Butler writes a good yarn so I enjoyed spending more time with Lauren Olamina and her cult of Earthseed. But while the first book was fresh and exciting in how it introduced us to the world and its characters, this one fell a bit flat to me. Too much time was spent on struggles of survival, yet I would have preferred to hear more about the psychological and philosophical reasoning on how cults/religions form. Lauren's daughter definitely brought an interesting outside perspective on her mother, the self-proclaimed messiah, but ultimately that came a little too late. Perhaps I just also had a hard time listening to their cult message over and over again, which seemingly follows the laws of nature and change, yet still chooses the language of theistic religions (‘god'). And obviously their ‘destiny' being the stars elicits some eyerolls nowadays.
This was very very good! Maybe a 4.5 only because I find the endings so abrupt in her novels but that may be me issue. I get why the first book had sooo much set up now. I was SO invested in the characters in this book and really really recommend it. I wish there was more.
A fantastic sci-fi series by an author I'm growing to admire a lot these days. This book is the second one in the Earthseed duology and tbh, I liked book one better. Still, a great read.

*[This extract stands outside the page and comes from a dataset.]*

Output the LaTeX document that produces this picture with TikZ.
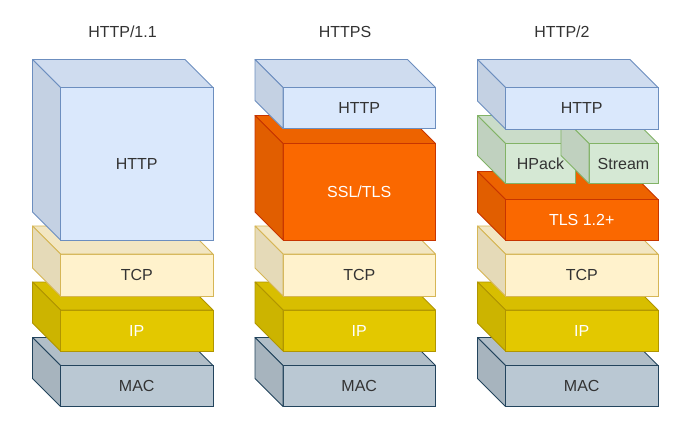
\documentclass[tikz,border=0pt]{standalone}
\usepackage{fontspec}
\setmainfont{Liberation Sans}
\definecolor{txt}{HTML}{333333}
\definecolor{httpF}{HTML}{DAE8FC}\definecolor{httpS}{HTML}{6C8EBF}
\definecolor{tcpF}{HTML}{FFF2CC}\definecolor{tcpS}{HTML}{D6B656}
\definecolor{ipF}{HTML}{E3C800}\definecolor{ipS}{HTML}{B09500}
\definecolor{macF}{HTML}{BAC8D3}\definecolor{macS}{HTML}{23445D}
\definecolor{tlsF}{HTML}{FA6800}\definecolor{tlsS}{HTML}{C73500}
\definecolor{grnF}{HTML}{D5E8D4}\definecolor{grnS}{HTML}{82B366}
\tikzset{
  cubefront/.style={rectangle, inner sep=0pt, outer sep=0pt, anchor=north west,
    line width=0.8pt, font=\fontsize{16}{19}\selectfont},
  title/.style={font=\fontsize{16}{19}\selectfont, text=txt},
}
% #1 name, #2 x, #3 y, #4 w, #5 h, #6 fill, #7 stroke, #8 text colour, #9 text
\newcommand\stackcube[9]{%
  \node[cubefront, fill=#6, draw=#7, text=#8, minimum width=#4pt, minimum height=#5pt] (#1) at (#2,#3) {#9};
  \filldraw[fill=#6!95!black, draw=#7, line width=0.8pt, line join=round]
    (#1.north west) -- ++(-28pt,28pt) -- ([xshift=-28pt,yshift=28pt]#1.north east) -- (#1.north east) -- cycle;
  \filldraw[fill=#6!90!black, draw=#7, line width=0.8pt, line join=round]
    (#1.north west) -- ++(-28pt,28pt) -- ([xshift=-28pt,yshift=28pt]#1.south west) -- (#1.south west) -- cycle;
}
\begin{document}
\begin{tikzpicture}[x=1pt,y=-1pt]
\fill[white] (0,0) rectangle (699,424);
\useasboundingbox (0,0) rectangle (699,424);
\node[title] (t1) at (122.5,32) {HTTP/1.1};
\node[title] (t2) at (345,32) {HTTPS};
\node[title] (t3) at (562,32) {HTTP/2};
% column 1
\stackcube{mac1}{60.5}{365.5}{152.5}{41}{macF}{macS}{txt}{MAC}
\stackcube{ip1}{60.5}{310}{152.5}{41}{ipF}{ipS}{white}{IP}
\stackcube{tcp1}{60.5}{254}{152.5}{42}{tcpF}{tcpS}{txt}{TCP}
\stackcube{http1}{60.5}{87.5}{152.5}{152.5}{httpF}{httpS}{txt}{HTTP}
% column 2
\stackcube{mac2}{283}{365.5}{152.5}{41}{macF}{macS}{txt}{MAC}
\stackcube{ip2}{283}{310}{152.5}{41}{ipF}{ipS}{white}{IP}
\stackcube{tcp2}{283}{254}{152.5}{42}{tcpF}{tcpS}{txt}{TCP}
\stackcube{ssl2}{283}{143.5}{152.5}{96.5}{tlsF}{tlsS}{white}{SSL/TLS}
\stackcube{http2}{283}{87.5}{152.5}{41}{httpF}{httpS}{txt}{HTTP}
% column 3
\stackcube{mac3}{505.5}{365.5}{152.5}{41}{macF}{macS}{txt}{MAC}
\stackcube{ip3}{505.5}{310}{152.5}{41}{ipF}{ipS}{white}{IP}
\stackcube{tcp3}{505.5}{254}{152.5}{42}{tcpF}{tcpS}{txt}{TCP}
\stackcube{tls3}{505.5}{199.5}{152.5}{40.5}{tlsF}{tlsS}{white}{TLS 1.2+}
\stackcube{hpack3}{505.5}{143.5}{70}{40}{grnF}{grnS}{txt}{HPack}
\stackcube{stream3}{589}{143.5}{69}{40}{grnF}{grnS}{txt}{Stream}
\stackcube{http3}{505.5}{87.5}{152.5}{41.5}{httpF}{httpS}{txt}{HTTP}
\end{tikzpicture}
\end{document}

Parable of the Talents is set in a dystopian 2035, where the US is governed by authoritarians, with Christian fundamentalists unrestrained and running wild.
What makes this 5 stars for me is the frightening, detailed, gritty portrayal of the future and how it came about due to politics and manipulation of religious beliefs. At times it hits eerily close to home with fears of where 2020 USA could go in the future.
I love Butler's imagination. Her writing feels so unfiltered, like she doesn't leave any dark thoughts out, regardless of how uncomfortable they might make the reader feel. It's a fantastic story, painting a vicious future world, but with a protagonist that gives you just enough hope and strength to get through it.
Even darker than the first one, if that's possible, but I did enjoy reading this series a lot. Especially once I followed the advice of another reviewer and skipped over all the Earthseed verses in bold or italics. I don't think I missed anything.
CW: rape, torture, human trafficking/slavery
This book has frightened me...it's frightened me in the same way “A Handmaid's Tale” once frightened me. It's not hard to imagine a societal breakdown such as the one portrayed in “Talents”...a breakdown where the disparity between rich and poor is so vast and the atrocities done in the name of “God” so great. The descriptions of company towns, reeducation camps, neoconservative religious political leaders...it just doesn't sound that farfetched. Butler knows how to spin a yarn in such a way as to keep me unsettled and almost despondant throughout the entire prose. I know Earthseed is supposed to be a comfort, but all I can see or feel is the desolation of the characters. As well as it was written, I was be glad to finish this and put it behind me. My emotions needed to settle down a bit.